Prima di approdare al Teatro alla Scala, il 5 giugno 1960, l’azione coreografica Laudes Evangelii di Léonide Massine (vedi scheda) aveva debuttato a Perugia, nella Chiesa di San Domenico, il 26 settembre 1952 e con interpreti di diversa provenienza. In realtà, le origini del balletto sono ancora più lontane: il 21 luglio 1938 il coreografo, già legato ai Ballets Russes, aveva presentato al Dury Lane Theatre di Londra una leggenda in sei quadri, “Nobilissima Visione”, su musica di Paul Hindemith. Certo il soggetto della pièce – in seguito più volte ripresa dai Ballets de Montecarlo di René Blum quando Massine ne divenne principale coreografo e consulente artistico – era diverso, poiché riguardava la vita di San Francesco D’Assisi. Eppure proprio Nobilissima visione fu il primo esito sulla via della “sacra rappresentazione” coreografica che avrebbe condotto al misticismo di Laudes Evangelii.
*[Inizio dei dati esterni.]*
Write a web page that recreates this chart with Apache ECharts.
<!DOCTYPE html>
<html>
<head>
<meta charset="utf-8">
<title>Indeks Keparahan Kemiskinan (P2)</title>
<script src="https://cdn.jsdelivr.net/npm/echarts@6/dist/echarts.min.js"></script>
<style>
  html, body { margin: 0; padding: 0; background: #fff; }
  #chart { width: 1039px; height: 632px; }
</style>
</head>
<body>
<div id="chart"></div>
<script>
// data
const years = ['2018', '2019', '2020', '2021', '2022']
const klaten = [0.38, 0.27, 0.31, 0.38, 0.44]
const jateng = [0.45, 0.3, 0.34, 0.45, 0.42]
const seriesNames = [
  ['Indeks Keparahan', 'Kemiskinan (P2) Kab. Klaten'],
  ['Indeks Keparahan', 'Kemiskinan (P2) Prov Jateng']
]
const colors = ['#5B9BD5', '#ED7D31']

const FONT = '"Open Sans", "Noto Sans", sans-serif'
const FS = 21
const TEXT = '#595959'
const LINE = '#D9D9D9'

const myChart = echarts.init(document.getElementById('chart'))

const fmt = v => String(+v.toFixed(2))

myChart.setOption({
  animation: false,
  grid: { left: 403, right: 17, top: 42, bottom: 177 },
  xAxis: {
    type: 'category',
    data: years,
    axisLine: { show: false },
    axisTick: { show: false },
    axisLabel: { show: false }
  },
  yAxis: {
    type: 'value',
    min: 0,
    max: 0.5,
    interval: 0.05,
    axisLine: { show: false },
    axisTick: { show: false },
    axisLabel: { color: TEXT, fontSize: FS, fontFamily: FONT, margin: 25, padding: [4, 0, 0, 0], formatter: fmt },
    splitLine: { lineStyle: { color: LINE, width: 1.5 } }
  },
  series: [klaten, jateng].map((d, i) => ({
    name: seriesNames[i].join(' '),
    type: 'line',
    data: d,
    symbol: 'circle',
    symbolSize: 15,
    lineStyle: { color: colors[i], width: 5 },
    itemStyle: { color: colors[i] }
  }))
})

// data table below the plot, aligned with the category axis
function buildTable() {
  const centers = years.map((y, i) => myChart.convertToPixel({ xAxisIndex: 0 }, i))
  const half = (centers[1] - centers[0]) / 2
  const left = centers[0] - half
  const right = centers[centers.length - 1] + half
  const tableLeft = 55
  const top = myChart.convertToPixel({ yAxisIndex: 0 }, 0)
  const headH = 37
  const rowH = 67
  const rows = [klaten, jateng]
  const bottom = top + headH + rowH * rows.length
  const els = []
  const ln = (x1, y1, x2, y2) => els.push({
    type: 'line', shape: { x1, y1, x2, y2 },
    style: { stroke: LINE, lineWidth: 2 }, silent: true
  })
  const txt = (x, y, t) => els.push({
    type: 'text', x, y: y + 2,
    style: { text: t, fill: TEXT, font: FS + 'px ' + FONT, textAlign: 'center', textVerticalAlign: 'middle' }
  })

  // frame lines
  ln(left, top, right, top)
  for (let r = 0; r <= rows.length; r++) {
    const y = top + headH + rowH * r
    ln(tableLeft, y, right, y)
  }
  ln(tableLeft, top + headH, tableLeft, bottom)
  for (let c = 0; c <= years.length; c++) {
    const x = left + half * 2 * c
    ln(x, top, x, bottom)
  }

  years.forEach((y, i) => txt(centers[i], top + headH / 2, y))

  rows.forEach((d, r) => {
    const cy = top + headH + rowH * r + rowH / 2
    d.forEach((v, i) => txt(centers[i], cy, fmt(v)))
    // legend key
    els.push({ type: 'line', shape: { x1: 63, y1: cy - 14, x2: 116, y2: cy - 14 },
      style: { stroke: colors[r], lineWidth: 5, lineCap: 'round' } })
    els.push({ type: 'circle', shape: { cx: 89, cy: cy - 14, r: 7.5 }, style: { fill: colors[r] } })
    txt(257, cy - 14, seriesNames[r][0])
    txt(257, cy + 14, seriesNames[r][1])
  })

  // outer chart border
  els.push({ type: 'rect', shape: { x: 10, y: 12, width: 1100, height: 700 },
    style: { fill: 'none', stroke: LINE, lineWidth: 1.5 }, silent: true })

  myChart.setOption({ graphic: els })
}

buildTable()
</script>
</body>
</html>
Dopo il debutto a Perugia, l’azione coreografica di Massine mantenne anche alla Scala le scene e i costumi di Ezio Rossi e la successione degli otto quadri di questo “mistero” tratto dall’Evangelico cristiano, commosso ma spettacolarmente vigoroso: l’Annunciazione, la Natività, la Strage degli Innocenti, la Fuga in Egitto, l’Orto di Getsemani, la Via Crucis, la Deposizione e la Resurrezione. I Laudari umbri e toscani del XIII secolo – testi rivisti a cura di Giorgio Signorini -, offrirono una base di lavoro a Valentino Bucchi.
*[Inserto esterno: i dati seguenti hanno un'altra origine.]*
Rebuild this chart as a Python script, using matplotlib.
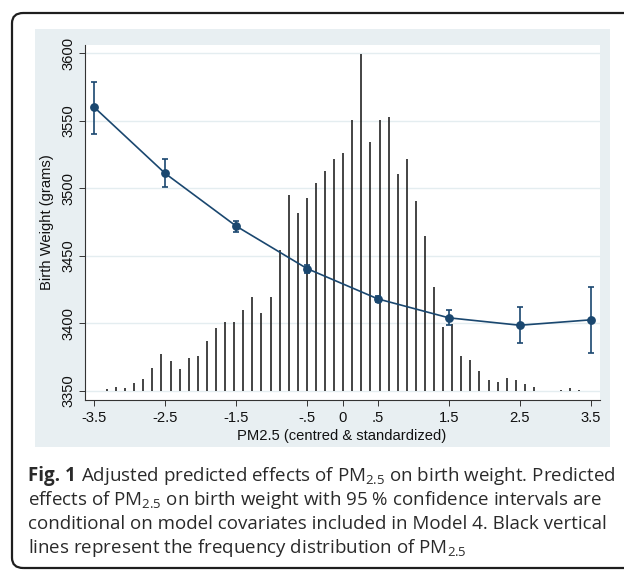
import numpy as np
import matplotlib
matplotlib.use("Agg")
import matplotlib.pyplot as plt
from matplotlib.patches import FancyBboxPatch, Rectangle

# ---------------- data ----------------
pm_levels = [-3.5, -2.5, -1.5, -0.5, 0.5, 1.5, 2.5, 3.5]
pred_bw = [3560, 3511, 3472, 3440.5, 3418, 3404, 3398.5, 3402.5]
ci_low = [3540, 3501, 3467.5, 3437.5, 3415.5, 3398.5, 3385, 3378]
ci_high = [3579, 3521.5, 3476, 3443.5, 3420.5, 3410, 3412, 3426.5]

# frequency distribution of PM2.5 (bar heights, drawn above the 3350 baseline)
hist_start = -3.321
hist_width = 0.1281
hist_freq = [1.3, 2.5, 2.0, 5.8, 9.0, 16.9, 27.0, 22.3, 16.1, 24.0, 25.8, 36.6,
             46.3, 51.0, 51.0, 60.0, 69.1, 57.4, 69.1, 104.5, 145.3, 131.4,
             142.8, 154.2, 162.8, 171.8, 176.5, 200.3, 249.3, 184.4, 200.3,
             203.2, 160.9, 171.8, 140.9, 114.9, 76.7, 47.0, 49.6, 26.0, 22.8,
             14.9, 8.2, 6.7, 9.5, 8.0, 5.2, 2.5, 0.0, 0.0, 0.8, 1.7, 0.3]
hist_base = 3350

xticks = [-3.5, -2.5, -1.5, -0.5, 0, 0.5, 1.5, 2.5, 3.5]
xtick_labels = ["-3.5", "-2.5", "-1.5", "-.5", "0", ".5", "1.5", "2.5", "3.5"]
yticks = [3350, 3400, 3450, 3500, 3550, 3600]

plt.rcParams["mathtext.fontset"] = "custom"
plt.rcParams["mathtext.rm"] = "Open Sans"
plt.rcParams["mathtext.it"] = "Open Sans"
plt.rcParams["mathtext.bf"] = "Open Sans"

# ---------------- figure ----------------
W, H = 624, 571
fig = plt.figure(figsize=(W / 100, H / 100), dpi=100)
fig.patch.set_facecolor("white")

def fx(px):
    return px / W

def fy(py):
    return 1 - py / H

# outer rounded frame
frame = FancyBboxPatch((fx(12), fy(568)), fx(660) - fx(12), fy(13) - fy(568),
                       boxstyle="round,pad=0,rounding_size=0.018",
                       transform=fig.transFigure, facecolor="none",
                       edgecolor="#1e1e1e", linewidth=1.6, zorder=-5)
fig.patches.append(frame)

# Stata graph region
greg = Rectangle((fx(35), fy(447)), fx(610) - fx(35), fy(29) - fy(447),
                 transform=fig.transFigure, facecolor="#e8eff2",
                 edgecolor="none", zorder=-5)
fig.patches.append(greg)

ax = fig.add_axes([fx(85), fy(400), fx(600) - fx(85), fy(45) - fy(400)])
ax.set_zorder(2)
ax.set_facecolor("white")
ax.set_xlim(-3.631, 3.631)
ax.set_ylim(3343.1, 3606.2)

for yt in yticks:
    ax.axhline(yt, color="#e4edf0", linewidth=1.0, zorder=1)

hx = hist_start + hist_width * np.arange(len(hist_freq))
hf = np.array(hist_freq)
mask = hf > 0
ax.vlines(hx[mask], hist_base, hist_base + hf[mask], color="#111111",
          linewidth=1.1, zorder=2)

navy = "#1a476f"
ax.plot(pm_levels, pred_bw, color=navy, linewidth=1.2, zorder=3)
yerr = [np.array(pred_bw) - np.array(ci_low), np.array(ci_high) - np.array(pred_bw)]
ax.errorbar(pm_levels, pred_bw, yerr=yerr, fmt="o", color=navy, ms=5.3,
            elinewidth=1.2, capsize=2.4, capthick=1.2, zorder=4)

for s in ["top", "right"]:
    ax.spines[s].set_visible(False)
for s in ["left", "bottom"]:
    ax.spines[s].set_color("#333333")
    ax.spines[s].set_linewidth(0.8)

ax.set_xticks(xticks)
ax.set_xticklabels(xtick_labels)
ax.set_yticks(yticks)
ax.tick_params(axis="both", direction="out", length=4.5, width=0.7,
               color="#333333", labelsize=10.6, labelcolor="#111111")
ax.tick_params(axis="y", pad=2.5)
ax.tick_params(axis="x", pad=3.5)
for lbl in ax.get_yticklabels() + ax.get_xticklabels():
    lbl.set_fontfamily("Liberation Sans")
for lbl in ax.get_yticklabels():
    lbl.set_rotation(90)
    lbl.set_va("center")

fig.text(fx(47), fy(222), "Birth Weight (grams)", rotation=90, ha="center",
         va="center", fontsize=10.6, family="Liberation Sans", color="#111111")
fig.text(fx(342), fy(436), "PM2.5 (centred & standardized)", ha="center",
         va="center", fontsize=10.6, family="Liberation Sans", color="#111111")

# ---------------- caption ----------------
cap_kw = dict(fontsize=13.5, family="Open Sans", color="#2a2a2a",
              va="baseline", ha="left")
fig.text(fx(28), fy(481), "Fig. 1", fontweight="bold", **cap_kw)
fig.text(fx(81), fy(481),
         r"Adjusted predicted effects of PM$_{\mathrm{2.5}}$ on birth weight. Predicted",
         **cap_kw)
fig.text(fx(28), fy(505),
         r"effects of PM$_{\mathrm{2.5}}$ on birth weight with 95 % confidence intervals are",
         **cap_kw)
fig.text(fx(28), fy(529),
         "conditional on model covariates included in Model 4. Black vertical",
         **cap_kw)
fig.text(fx(28), fy(553),
         r"lines represent the frequency distribution of PM$_{\mathrm{2.5}}$",
         **cap_kw)

fig.savefig("out.png", dpi=100)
Il compositore di Laudes Evangelii precisò nel programma di sala: “Per il testo musicale abbiamo seguito, tranne poche eccezioni, le antiche Laudi rimanendo fedeli, per quanto riguarda il linguaggio, all’originale melodico armonizzato secondo i canoni dell’ars antiqua; delineato quel linguaggio nei suoi attributi fondamentali, abbiamo viceversa usato della massima libertà nel montaggio dei singoli elementi, per lo strumentale e per il giro delle tonalità”.
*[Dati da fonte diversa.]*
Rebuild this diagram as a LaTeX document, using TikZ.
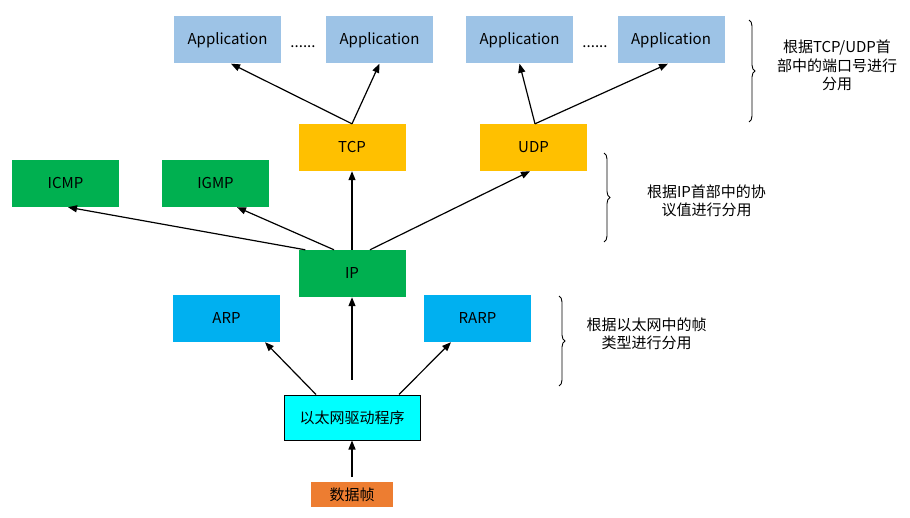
\documentclass[tikz,border=0pt]{standalone}
\usepackage{fontspec}
\setmainfont{Noto Sans CJK SC}
\usetikzlibrary{arrows.meta,decorations.pathreplacing}
\definecolor{appblue}{RGB}{157,195,230}
\definecolor{tpyellow}{RGB}{255,192,0}
\definecolor{ipgreen}{RGB}{0,176,80}
\definecolor{arpblue}{RGB}{0,176,240}
\definecolor{drvcyan}{RGB}{0,255,255}
\definecolor{frameorange}{RGB}{237,125,49}
\begin{document}
\begin{tikzpicture}[x=1pt,y=-1pt,
  every node/.style={font=\fontsize{15}{18.5}\selectfont},
  box/.style={minimum width=107pt,minimum height=47pt,inner sep=0pt},
  appbox/.style={box,fill=appblue},
  tpbox/.style={box,fill=tpyellow},
  ipbox/.style={box,fill=ipgreen},
  arpbox/.style={box,fill=arpblue},
  drvbox/.style={minimum width=136pt,minimum height=45pt,inner sep=0pt,fill=drvcyan,draw=black,line width=1pt},
  framebox/.style={minimum width=82pt,minimum height=25pt,inner sep=0pt,fill=frameorange},
  arr/.style={-{Triangle[length=9pt,width=7pt]},line width=1.2pt},
  note/.style={align=center,inner sep=0pt},
  bracedeco/.style={decorate,decoration={brace,amplitude=6pt},line width=0.9pt},
  dots/.style={inner sep=0pt,anchor=base}
]
\useasboundingbox (0,0) rectangle (910,518);
\fill[white] (0,0) rectangle (910,518);

% application layer
\node[appbox] (app1) at (227.5,40) {Application};
\node[appbox] (app2) at (379.5,40) {Application};
\node[appbox] (app3) at (519.5,40) {Application};
\node[appbox] (app4) at (671,40) {Application};
\node[dots] (d1) at (303,48) {......};
\node[dots] (d2) at (595,48) {......};

% transport
\node[tpbox] (tcp) at (352,147.5) {TCP};
\node[tpbox] (udp) at (533.5,147.5) {UDP};

% network
\node[ipbox] (icmp) at (65.5,183.5) {ICMP};
\node[ipbox] (igmp) at (215.5,183.5) {IGMP};
\node[ipbox] (ip) at (352,273.5) {IP};

% link
\node[arpbox] (arp) at (226.5,318.5) {ARP};
\node[arpbox] (rarp) at (477.5,318.5) {RARP};
\node[drvbox] (drv) at (352,417.5) {以太网驱动程序};
\node[framebox] (frm) at (352,494.5) {数据帧};

\coordinate (ipin) at (352,380);
\coordinate (frmout) at (352,477);

% arrows
\draw[arr] (tcp.north) -- ([xshift=3.5pt]app1.south);
\draw[arr] (tcp.north) -- (app2.south);
\draw[arr] ([xshift=1.5pt]udp.north) -- (app3.south);
\draw[arr] ([xshift=1.5pt]udp.north) -- ([xshift=-3pt]app4.south);
\draw[arr] ([xshift=7pt]ip.north west) -- ([xshift=2.5pt]icmp.south);
\draw[arr] ([xshift=-18pt]ip.north) -- ([xshift=21.5pt]igmp.south);
\draw[arr] (ip.north) -- (tcp.south);
\draw[arr] ([xshift=18pt]ip.north) -- ([xshift=-3.5pt]udp.south);
\draw[arr] ([xshift=-36pt]drv.north) -- ([xshift=38.5pt]arp.south);
\draw[arr] (ipin) -- (ip.south);
\draw[arr] ([xshift=47pt]drv.north) -- ([xshift=-26.5pt]rarp.south);
\draw[arr] (frmout) -- (drv.south);

% braces
\draw[bracedeco] (749,20) -- (749,122);
\draw[bracedeco] (604,153) -- (604,242);
\draw[bracedeco] (559,296) -- (559,386);

% notes
\node[note] (n1) at (837,65.5) {根据TCP/UDP首\\部中的端口号进行\\分用};
\node[note] (n2) at (706.5,201) {根据IP首部中的协\\议值进行分用};
\node[note] (n3) at (646.5,334) {根据以太网中的帧\\类型进行分用};
\end{tikzpicture}
\end{document}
Importanti soprattutto per comprendere l’impostazione coreografica, davvero inedita, di Massine, le riflessioni del curatore dei testi, Signorini, apparse anche nel programma di sala. “Le Laudes non sono esattamente una Sacra Rappresentazione, non sono un seguito di Laudi drammatiche, non imitano alcuna delle primitive forme spettacolari umbre o toscane del XIII secolo, ma pur non essendo imitazioni, per quanto concerne quella fedeltà a quella struttura drammatica, vogliono però mantenere una stretta corrispondenza con quel contesto narrativo: ove, veramente “narrazione” è cronaca e dramma, vena di poesia schietta, profondamente popolare. Con Laudes Evangelii si è inteso trasferire una narrazione ricostruita sui manoscritti in una forma spettacolare inedita; si è inteso dare una definizione attuale di quel linguaggio”.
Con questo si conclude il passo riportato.